In December 2002, the FASB issued SFAS No. 148, “Accounting for Stock-Based Compensation – Transition and Disclosure, an
Amendment of FASB Statement No. 123”. This statement amends SFAS No. 123, “Accounting for Stock-Based Compensation”, to provide
alternative methods of transition for a voluntary change to the fair value based method of accounting for stock-based employee compensation.
In addition, this Statement amends the disclosure requirement of SFAS No. 123 to require prominent disclosure in both annual and interim
financial statements about the method of accounting for stock-based employee compensation and the effect of the method used on reported
results. The Company adopted this statement in December 2002 and its adoption did not have a material impact on its financial position or
results of operations.
In May 2003, the FASB issued SFAS No. 150, “Accounting for Certain Financial Instruments with Characteristics of both Liabilities and
Equity,” effective for financial instruments entered into or modified after May 31, 2003, and otherwise is effective as of July 1, 2003. The
adoption of SFAS No. 150 did not have a material impact on the financial position or the results of operations of the Company.
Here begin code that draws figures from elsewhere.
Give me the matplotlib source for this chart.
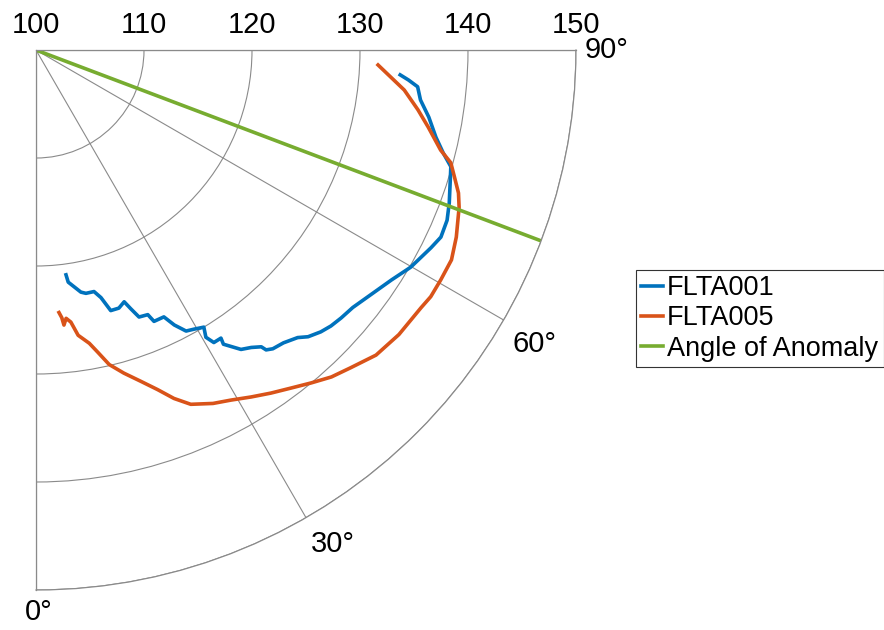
import numpy as np
import matplotlib
matplotlib.use('Agg')
import matplotlib.pyplot as plt

plt.rcParams['font.family'] = ['Liberation Sans', 'DejaVu Sans']

# FLTA001 trace (theta in degrees, radius)
flta001_theta = [7.6, 7.9, 10.5, 11.6, 13.5, 14.7, 16.0, 17.8, 19.3, 20.1, 21.1, 22.9,
                 23.5, 25.6, 26.7, 28.1, 29.5, 31.2, 30.6, 31.3, 32.7, 32.5, 34.4, 35.9,
                 37.2, 37.5, 38.4, 40.2, 42.3, 43.5, 45.3, 46.9, 48.7, 50.9, 54.3, 57.1,
                 59.9, 63.4, 65.2, 67.5, 69.7, 72.6, 74.3, 75.8, 77.7, 80.3, 82.6, 84.5,
                 85.4, 86.1]
flta001_r = [121.0, 121.7, 122.8, 123.0, 123.0, 123.7, 125.1, 125.1, 124.7, 125.5, 126.5, 126.6,
             127.4, 127.4, 128.5, 129.5, 129.7, 130.0, 130.9, 131.7, 131.7, 132.3, 133.6, 134.0,
             134.5, 135.0, 135.3, 135.5, 136.0, 136.6, 137.1, 137.4, 137.6, 137.8, 138.5, 139.2,
             140.1, 140.9, 141.3, 141.2, 140.8, 140.2, 139.9, 138.9, 137.9, 136.9, 135.9, 135.5,
             134.6, 133.8]

# FLTA005 trace
flta005_theta = [5.0, 5.5, 5.8, 6.4, 7.3, 8.4, 10.3, 11.6, 13.1, 15.2, 17.6, 19.7,
                 21.6, 23.6, 26.6, 29.1, 31.8, 34.4, 37.0, 39.6, 42.1, 44.7, 48.1, 51.9,
                 56.2, 58.0, 60.4, 63.2, 66.0, 69.6, 71.3, 73.1, 74.8, 76.1, 78.9, 81.1,
                 83.8, 87.5]
flta005_r = [124.4, 124.9, 125.6, 125.0, 125.4, 126.7, 127.6, 128.6, 129.9, 131.0, 132.2, 133.4,
             134.7, 135.8, 136.6, 137.1, 137.8, 138.5, 139.2, 140.0, 140.8, 141.4, 142.3, 142.7,
             142.9, 143.1, 143.1, 143.1, 142.6, 141.8, 141.3, 140.5, 139.8, 138.6, 137.0, 135.8,
             134.3, 131.7]

# angle of anomaly
anomaly_theta = [69.3, 69.3]
anomaly_r = [100, 150]

r_ticks = [100, 110, 120, 130, 140, 150]
theta_ticks = [0, 30, 60, 90]

fig = plt.figure(figsize=(8.84, 6.3), dpi=100)
ax = fig.add_axes([0.0396, 0.0635, 0.6131, 0.8571], projection='polar')
ax.set_theta_zero_location('S')
ax.set_theta_direction(1)
ax.set_thetamin(0); ax.set_thetamax(90)
ax.set_rlim(100, 150)

ax.plot(np.deg2rad(flta001_theta), flta001_r, color='#0072BD', lw=2.6, label='FLTA001')
ax.plot(np.deg2rad(flta005_theta), flta005_r, color='#D95319', lw=2.6, label='FLTA005')
ax.plot(np.deg2rad(anomaly_theta), anomaly_r, color='#77AC30', lw=2.6, label='Angle of Anomaly')

GC = '#8a8a8a'
ax.set_rticks(r_ticks)
ax.set_yticklabels([])
ax.set_thetagrids(theta_ticks, [''] * len(theta_ticks))
ax.grid(True, color=GC, lw=0.8)
for s in ax.spines.values():
    s.set_color(GC); s.set_linewidth(0.9)

# radial labels along the top edge
for r in r_ticks:
    ax.annotate(str(r), xy=(np.pi/2, r), xytext=(0, 8), textcoords='offset points',
                ha='center', va='bottom', fontsize=21, annotation_clip=False)

# angle labels outside the arc (MATLAB-like placement)
theta_off = [(2, -16), (19, -19), (22, -17), (22, 0)]
for t, off in zip(theta_ticks, theta_off):
    ax.annotate('%d°' % t, xy=(np.deg2rad(t), 150), xytext=off, textcoords='offset points',
                ha='center', va='center', fontsize=21, annotation_clip=False)

leg = ax.legend(loc='upper left', bbox_to_anchor=(636/884, 1-270/630),
                bbox_transform=fig.transFigure, borderaxespad=0, fontsize=19.5,
                fancybox=False, edgecolor='#333333', framealpha=1,
                handlelength=0.8, handletextpad=0.15, labelspacing=0.15, borderpad=0.2)
leg.get_frame().set_linewidth(0.8)

fig.savefig('out.png', dpi=100)
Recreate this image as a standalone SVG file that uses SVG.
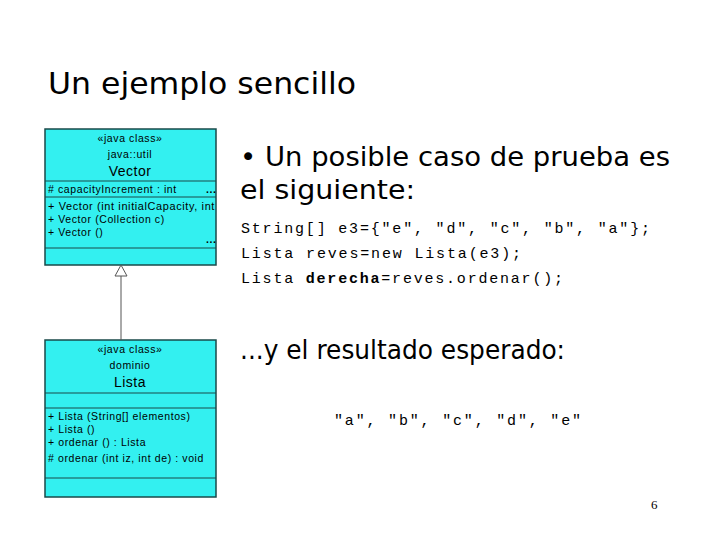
<svg xmlns="http://www.w3.org/2000/svg" width="720" height="540" viewBox="0 0 720 540">
<style>
.box{fill:#33f0f0;stroke:#1a4a4a;stroke-width:1.5}
.ln{stroke:#1a4a4a;stroke-width:1.2}
.u{font-family:"Liberation Sans",Arial,sans-serif;font-size:10.5px;fill:#000;letter-spacing:0.6px}
.uc{font-family:"Liberation Sans",Arial,sans-serif;font-size:10.5px;fill:#000;text-anchor:middle;letter-spacing:0.6px}
.un{font-family:"Liberation Sans",Arial,sans-serif;font-size:14px;fill:#000;text-anchor:middle;letter-spacing:0.5px}
.t{font-family:"DejaVu Sans",Verdana,sans-serif;fill:#000}
.m{font-family:"Liberation Mono","Courier New",monospace;font-size:15px;fill:#000}
</style>
<rect width="720" height="540" fill="#fff"/>
<text class="t" x="48" y="94" font-size="31" textLength="308" lengthAdjust="spacingAndGlyphs">Un ejemplo sencillo</text>
<g id="vector">
<rect class="box" x="45" y="129" width="171" height="136"/>
<line class="ln" x1="45" y1="181" x2="216" y2="181"/>
<line class="ln" x1="45" y1="197" x2="216" y2="197"/>
<line class="ln" x1="45" y1="248" x2="216" y2="248"/>
<text class="uc" x="130" y="142">«java class»</text>
<text class="uc" x="130" y="158">java::util</text>
<text class="un" x="130" y="176">Vector</text>
<text class="u" x="48" y="193">#  capacityIncrement  : int</text>
<text class="u" x="206" y="193" font-weight="bold">...</text>
<text class="u" x="48" y="210" textLength="167" lengthAdjust="spacingAndGlyphs">+ Vector (int initialCapacity, int</text>
<text class="u" x="48" y="223">+ Vector (Collection c)</text>
<text class="u" x="48" y="236">+ Vector ()</text>
<text class="u" x="206" y="243" font-weight="bold">...</text>
</g>
<g id="lista">
<rect class="box" x="45" y="340" width="171" height="157"/>
<line class="ln" x1="45" y1="393" x2="216" y2="393"/>
<line class="ln" x1="45" y1="408" x2="216" y2="408"/>
<line class="ln" x1="45" y1="478" x2="216" y2="478"/>
<text class="uc" x="130" y="353">«java class»</text>
<text class="uc" x="130" y="369">dominio</text>
<text class="un" x="130" y="387">Lista</text>
<text class="u" x="48" y="420">+ Lista (String[] elementos)</text>
<text class="u" x="48" y="433">+ Lista ()</text>
<text class="u" x="48" y="446">+ ordenar () : Lista</text>
<text class="u" x="48" y="462" textLength="156" lengthAdjust="spacingAndGlyphs">#  ordenar (int iz, int de) : void</text>
</g>
<g id="connectors">
<line x1="121" y1="276" x2="121" y2="340" stroke="#555" stroke-width="1"/>
<polygon points="121,265 115,276 127,276" fill="#fff" stroke="#555" stroke-width="1"/>
</g>
<text class="t" x="240" y="166" font-size="26" textLength="430" lengthAdjust="spacingAndGlyphs">• Un posible caso de prueba es</text>
<text class="t" x="240" y="199" font-size="26" textLength="175" lengthAdjust="spacingAndGlyphs">el siguiente:</text>
<text class="m" x="241" y="233" textLength="409" lengthAdjust="spacing">String[] e3={"e", "d", "c", "b", "a"};</text>
<text class="m" x="241" y="258" textLength="280" lengthAdjust="spacing">Lista reves=new Lista(e3);</text>
<text class="m" x="241" y="283" textLength="322" lengthAdjust="spacing">Lista <tspan font-weight="bold">derecha</tspan>=reves.ordenar();</text>
<text class="t" x="240" y="359" font-size="26" textLength="325" lengthAdjust="spacingAndGlyphs">...y el resultado esperado:</text>
<text class="m" x="334" y="425" textLength="247" lengthAdjust="spacing">"a", "b", "c", "d", "e"</text>
<text x="651" y="509" font-size="13" font-family="Liberation Serif,serif">6</text>
</svg>
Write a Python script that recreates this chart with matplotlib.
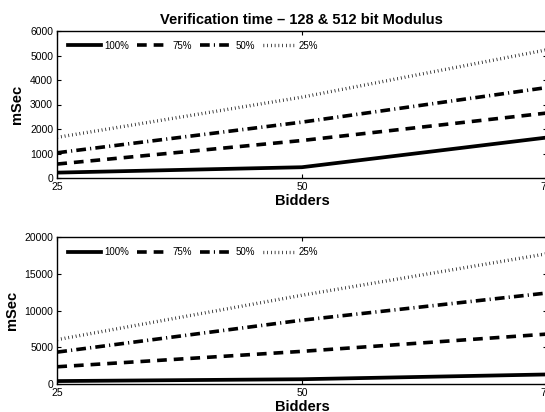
import matplotlib
matplotlib.use("Agg")
import matplotlib.pyplot as plt

plt.rcParams["font.family"] = ["Liberation Sans", "DejaVu Sans"]
plt.rcParams["lines.scale_dashes"] = False

bidders = [25, 50, 75]
labels = ["100%", "75%", "50%", "25%"]

# top panel: 128 bit modulus (mSec)
top_100 = [220, 440, 1650]
top_75 = [570, 1530, 2650]
top_50 = [1030, 2280, 3690]
top_25 = [1660, 3300, 5230]

# bottom panel: 512 bit modulus (mSec)
bot_100 = [400, 650, 1300]
bot_75 = [2350, 4450, 6800]
bot_50 = [4350, 8700, 12400]
bot_25 = [6050, 12100, 17750]

styles = [
    dict(linestyle="-", lw=2.7),
    dict(linestyle=(0, (7, 5)), lw=2.6),
    dict(linestyle=(0, (7, 3, 0.8, 3)), lw=2.6),
    dict(linestyle=(0, (0.5, 2.2)), lw=2.4),
]

W, H = 545, 412
fig = plt.figure(figsize=(W / 100, H / 100), dpi=100)

ax1 = fig.add_axes([57.3 / W, 1 - 178 / H, (546.5 - 57.3) / W, 147 / H])
ax2 = fig.add_axes([57.3 / W, 1 - 384 / H, (546.5 - 57.3) / W, 146.7 / H])

panels = [
    (ax1, [top_100, top_75, top_50, top_25], 6000, [0, 1000, 2000, 3000, 4000, 5000, 6000]),
    (ax2, [bot_100, bot_75, bot_50, bot_25], 20000, [0, 5000, 10000, 15000, 20000]),
]

for ax, series, ymax, yticks in panels:
    for vals, lab, st in zip(series, labels, styles):
        ax.plot(bidders, vals, color="black", label=lab, **st)
    ax.set_xlim(25, 75)
    ax.set_ylim(0, ymax)
    ax.set_xticks([25, 50, 75])
    ax.set_yticks(yticks)
    ax.tick_params(direction="in", length=3, width=0.8, labelsize=7.5, pad=3,
                   top=True, right=True)
    for s in ax.spines.values():
        s.set_linewidth(1.0)
    ax.set_xlabel("Bidders", fontsize=10.5, fontweight="bold", labelpad=1)
    ax.set_ylabel("mSec", fontsize=10.5, fontweight="bold", labelpad=4)
    ax.legend(loc="center left", bbox_to_anchor=((68.3 - 57.3) / 489.2, 0.9),
              ncol=4, frameon=False, fontsize=7, handlelength=3.4,
              handletextpad=0.27, columnspacing=0.8, borderpad=0,
              borderaxespad=0)

ax1.set_title("Verification time \u2013 128 & 512 bit Modulus", fontsize=10.5,
              fontweight="bold", pad=5)

fig.savefig("out.png", dpi=100)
In January 2003, the FASB issued FASB Interpretation No. (“FIN”) 46, “Consolidation of Variable Interest Entities,” which was originally
effective on July 1, 2003. In December 2003, the FASB deferred the effective date for applying the provisions of FIN 46 to March 31, 2004 for
interests held by public companies in variable interest entities or potential variable entities created before February 1, 2003. The Company has
completed its evaluation of the provisions of FIN 46 and does not have any significant interests in variable interest entities. Accordingly, the
adoption of FIN 46 did not have a material impact on the financial position or the results of operations of the Company.